ALBUQUERQUE, N.M. (KRQE) – Designed by a nurse, for a nurse. Some in the medical field say personal protective equipment is becoming harder to find across the state. Now, one Albuquerque nurse is trying to make the masks they do have last a little bit longer.
“Being a mom of three little kids, I would have to think long and hard about whether or not I would actually work a shift without one,” said Jessica Nandino, a nurse who works at an urgent care facility in Albuquerque.
Nandino is talking about N-95 respiratory masks. The masks are nearly sold out across the country. “It used to be a single-use. We would go into a patient’s room and upon exiting we would throw it away. Now, we’re being asked to use them for an entire shift or even an entire week,” said Nandino.
To make the masks they do have last a little bit longer, Nandino and her family are making fabric mask covers. “I know that fabric is very limited in its capability of stopping virus size particles but my thought is if it filters something the N95 will have to filter a little less and therefore extend the life a little bit,” said Nandino.

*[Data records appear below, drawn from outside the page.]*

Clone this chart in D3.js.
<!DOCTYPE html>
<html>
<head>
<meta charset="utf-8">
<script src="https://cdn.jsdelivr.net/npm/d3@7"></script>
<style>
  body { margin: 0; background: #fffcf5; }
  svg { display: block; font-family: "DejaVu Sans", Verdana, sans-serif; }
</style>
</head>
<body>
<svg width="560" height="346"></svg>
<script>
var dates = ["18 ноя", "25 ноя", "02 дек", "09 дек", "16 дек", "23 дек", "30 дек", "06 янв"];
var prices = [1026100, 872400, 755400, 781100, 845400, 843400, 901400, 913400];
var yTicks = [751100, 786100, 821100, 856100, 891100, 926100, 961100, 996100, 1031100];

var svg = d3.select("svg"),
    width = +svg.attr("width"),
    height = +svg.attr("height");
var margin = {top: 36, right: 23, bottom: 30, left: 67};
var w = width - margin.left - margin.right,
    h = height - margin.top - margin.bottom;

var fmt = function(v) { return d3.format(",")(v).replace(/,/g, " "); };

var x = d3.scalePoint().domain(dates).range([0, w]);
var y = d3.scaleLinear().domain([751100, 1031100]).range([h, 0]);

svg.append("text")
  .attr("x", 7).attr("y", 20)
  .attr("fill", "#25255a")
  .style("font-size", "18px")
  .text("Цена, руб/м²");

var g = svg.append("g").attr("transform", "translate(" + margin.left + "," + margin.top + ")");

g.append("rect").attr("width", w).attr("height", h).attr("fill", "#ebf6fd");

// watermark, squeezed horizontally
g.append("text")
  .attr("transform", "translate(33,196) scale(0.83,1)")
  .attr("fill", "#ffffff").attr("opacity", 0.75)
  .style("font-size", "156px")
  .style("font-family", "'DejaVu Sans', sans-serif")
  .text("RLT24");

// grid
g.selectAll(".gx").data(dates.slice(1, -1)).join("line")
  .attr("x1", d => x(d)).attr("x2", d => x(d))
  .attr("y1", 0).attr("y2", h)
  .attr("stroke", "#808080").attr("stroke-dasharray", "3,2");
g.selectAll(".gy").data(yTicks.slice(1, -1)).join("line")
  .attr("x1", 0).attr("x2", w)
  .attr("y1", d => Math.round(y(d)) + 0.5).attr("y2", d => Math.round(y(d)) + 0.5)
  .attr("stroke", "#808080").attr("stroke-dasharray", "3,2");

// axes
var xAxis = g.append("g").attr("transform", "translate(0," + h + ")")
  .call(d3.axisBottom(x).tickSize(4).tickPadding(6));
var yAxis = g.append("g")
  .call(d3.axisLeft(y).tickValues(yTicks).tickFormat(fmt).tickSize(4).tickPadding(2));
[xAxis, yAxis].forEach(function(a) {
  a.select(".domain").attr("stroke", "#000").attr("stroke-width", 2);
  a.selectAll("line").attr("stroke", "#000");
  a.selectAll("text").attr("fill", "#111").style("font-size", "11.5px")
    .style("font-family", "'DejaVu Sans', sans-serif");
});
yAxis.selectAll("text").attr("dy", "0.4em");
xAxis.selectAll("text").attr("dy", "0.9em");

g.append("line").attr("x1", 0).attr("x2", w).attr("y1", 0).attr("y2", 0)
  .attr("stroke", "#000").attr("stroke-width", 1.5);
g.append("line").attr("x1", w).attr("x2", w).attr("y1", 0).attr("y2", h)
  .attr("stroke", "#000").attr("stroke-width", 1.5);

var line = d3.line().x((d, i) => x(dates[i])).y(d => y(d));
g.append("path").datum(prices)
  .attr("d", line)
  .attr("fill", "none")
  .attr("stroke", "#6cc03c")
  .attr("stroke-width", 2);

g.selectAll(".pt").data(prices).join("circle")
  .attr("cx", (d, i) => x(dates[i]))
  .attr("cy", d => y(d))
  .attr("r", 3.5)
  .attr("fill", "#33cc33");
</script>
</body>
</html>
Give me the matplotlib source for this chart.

It’s no scientifically tried and true method but it is something. “Something is better than nothing but it’s not good. The CDC came out and said for us to rap bandanas around our face,” said Nandino.
Friday, the Department of Health says they have an “adequate” supply of N-95 masks.
Wednesday, Governor Michelle Lujan Grisham said the state only got 25% of its personal protective equipment allocation from the federal government. “We’re very unhappy about this,” said Lujan Grisham.
The administration is prioritizing redistributing supplies to counties with confirmed COVID-19 cases, primarily to hospitals but also to other health entities. A spokesperson for the DOH did not specify when the next shipment could come.
Nandino plans to keep making masks for nurses who want them, hoping to both protect them and send a powerful message.
“We are putting other’s lives before ours now more than ever and I wanted a visual representation of that. When we start showing up to work in homespun masks with all different kinds of fabric from different seamstresses, that is an image that hopefully makes someone pay attention,” said Nandino.
Currently, the Department of Health is asking all clinics to conserve their PPE and use it for the most critical cases.